Work to do: Only the lines from the first one through the line with "W, H = 1000, 488" should be printed, exactly as they appear.

Material:
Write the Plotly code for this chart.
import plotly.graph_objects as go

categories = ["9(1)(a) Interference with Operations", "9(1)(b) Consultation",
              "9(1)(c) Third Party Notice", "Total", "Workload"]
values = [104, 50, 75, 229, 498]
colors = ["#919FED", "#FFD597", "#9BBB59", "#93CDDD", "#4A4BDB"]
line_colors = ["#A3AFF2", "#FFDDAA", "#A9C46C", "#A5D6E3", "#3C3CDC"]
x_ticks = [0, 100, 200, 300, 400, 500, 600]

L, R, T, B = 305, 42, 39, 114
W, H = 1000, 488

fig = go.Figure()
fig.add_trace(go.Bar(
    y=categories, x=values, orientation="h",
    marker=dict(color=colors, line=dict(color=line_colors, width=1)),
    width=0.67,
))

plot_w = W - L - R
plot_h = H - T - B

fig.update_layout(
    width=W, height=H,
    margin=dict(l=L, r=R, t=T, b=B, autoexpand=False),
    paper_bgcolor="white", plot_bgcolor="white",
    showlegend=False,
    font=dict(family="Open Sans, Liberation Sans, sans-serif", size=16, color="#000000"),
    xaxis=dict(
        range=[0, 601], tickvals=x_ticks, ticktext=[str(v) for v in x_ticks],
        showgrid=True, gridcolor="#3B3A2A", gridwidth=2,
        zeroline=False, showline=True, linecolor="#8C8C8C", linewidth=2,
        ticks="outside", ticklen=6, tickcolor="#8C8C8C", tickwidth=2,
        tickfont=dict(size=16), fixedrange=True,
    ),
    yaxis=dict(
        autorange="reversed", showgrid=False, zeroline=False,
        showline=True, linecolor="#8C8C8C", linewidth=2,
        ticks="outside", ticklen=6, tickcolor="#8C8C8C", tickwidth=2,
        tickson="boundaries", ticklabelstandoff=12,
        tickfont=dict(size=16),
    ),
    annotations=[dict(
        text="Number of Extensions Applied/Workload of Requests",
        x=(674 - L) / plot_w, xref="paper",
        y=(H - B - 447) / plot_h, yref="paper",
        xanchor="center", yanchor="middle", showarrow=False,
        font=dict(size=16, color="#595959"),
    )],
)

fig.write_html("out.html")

Final result:
Write the Plotly code for this chart.
import plotly.graph_objects as go

categories = ["9(1)(a) Interference with Operations", "9(1)(b) Consultation",
              "9(1)(c) Third Party Notice", "Total", "Workload"]
values = [104, 50, 75, 229, 498]
colors = ["#919FED", "#FFD597", "#9BBB59", "#93CDDD", "#4A4BDB"]
line_colors = ["#A3AFF2", "#FFDDAA", "#A9C46C", "#A5D6E3", "#3C3CDC"]
x_ticks = [0, 100, 200, 300, 400, 500, 600]

L, R, T, B = 305, 42, 39, 114
W, H = 1000, 488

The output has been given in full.